## Required task:
Exclude the pictures and reproduce the remaining data exactly as written.

### Supplied data

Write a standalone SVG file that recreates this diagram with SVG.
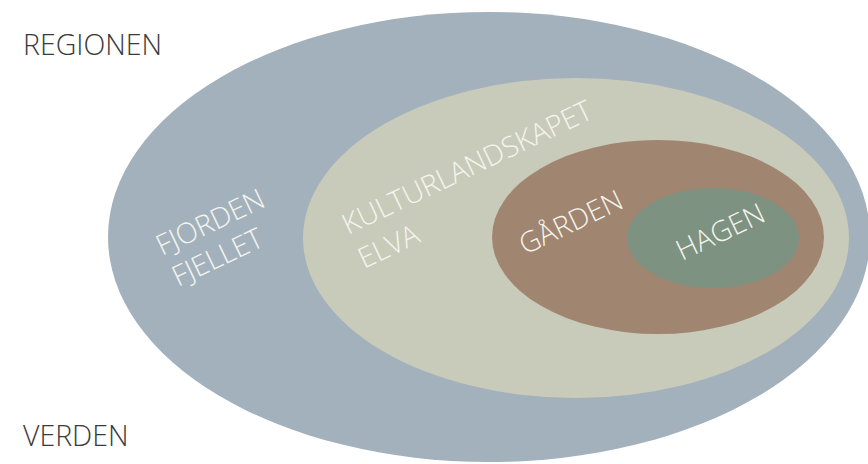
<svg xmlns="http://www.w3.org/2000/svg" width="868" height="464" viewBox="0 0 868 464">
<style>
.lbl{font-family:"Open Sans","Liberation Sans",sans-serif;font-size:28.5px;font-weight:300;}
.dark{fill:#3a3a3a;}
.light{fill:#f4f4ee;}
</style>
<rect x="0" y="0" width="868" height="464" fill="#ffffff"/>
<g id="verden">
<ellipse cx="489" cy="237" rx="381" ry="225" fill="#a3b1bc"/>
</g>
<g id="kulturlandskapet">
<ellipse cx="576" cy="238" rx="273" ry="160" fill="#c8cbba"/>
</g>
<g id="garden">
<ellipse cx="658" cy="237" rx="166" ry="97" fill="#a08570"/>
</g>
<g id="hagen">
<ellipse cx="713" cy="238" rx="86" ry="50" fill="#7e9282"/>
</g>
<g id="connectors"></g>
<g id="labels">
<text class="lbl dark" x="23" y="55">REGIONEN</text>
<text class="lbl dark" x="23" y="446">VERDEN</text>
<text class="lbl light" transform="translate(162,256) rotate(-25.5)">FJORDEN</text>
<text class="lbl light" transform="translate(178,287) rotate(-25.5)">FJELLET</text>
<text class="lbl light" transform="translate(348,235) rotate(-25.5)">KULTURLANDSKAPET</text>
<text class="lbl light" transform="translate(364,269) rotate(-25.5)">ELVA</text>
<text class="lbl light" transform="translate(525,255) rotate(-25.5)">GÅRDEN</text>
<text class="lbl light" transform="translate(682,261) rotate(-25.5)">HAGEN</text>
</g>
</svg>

######

## The solution:
Write a standalone SVG file that recreates this diagram with SVG.
<svg xmlns="http://www.w3.org/2000/svg" width="868" height="464" viewBox="0 0 868 464">
<style>
.lbl{font-family:"Open Sans","Liberation Sans",sans-serif;font-size:28.5px;font-weight:300;}
.dark{fill:#3a3a3a;}
.light{fill:#f4f4ee;}
</style>
<rect x="0" y="0" width="868" height="464" fill="#ffffff"/>
<g id="verden">
<ellipse cx="489" cy="237" rx="381" ry="225" fill="#a3b1bc"/>
</g>
<g id="kulturlandskapet">
<ellipse cx="576" cy="238" rx="273" ry="160" fill="#c8cbba"/>
</g>
<g id="garden">
<ellipse cx="658" cy="237" rx="166" ry="97" fill="#a08570"/>
</g>
<g id="hagen">
<ellipse cx="713" cy="238" rx="86" ry="50" fill="#7e9282"/>
</g>
<g id="connectors"></g>
<g id="labels">
<text class="lbl dark" x="23" y="55">REGIONEN</text>
<text class="lbl dark" x="23" y="446">VERDEN</text>
<text class="lbl light" transform="translate(162,256) rotate(-25.5)">FJORDEN</text>
<text class="lbl light" transform="translate(178,287) rotate(-25.5)">FJELLET</text>
<text class="lbl light" transform="translate(348,235) rotate(-25.5)">KULTURLANDSKAPET</text>
<text class="lbl light" transform="translate(364,269) rotate(-25.5)">ELVA</text>
<text class="lbl light" transform="translate(525,255) rotate(-25.5)">GÅRDEN</text>
<text class="lbl light" transform="translate(682,261) rotate(-25.5)">HAGEN</text>
</g>
</svg>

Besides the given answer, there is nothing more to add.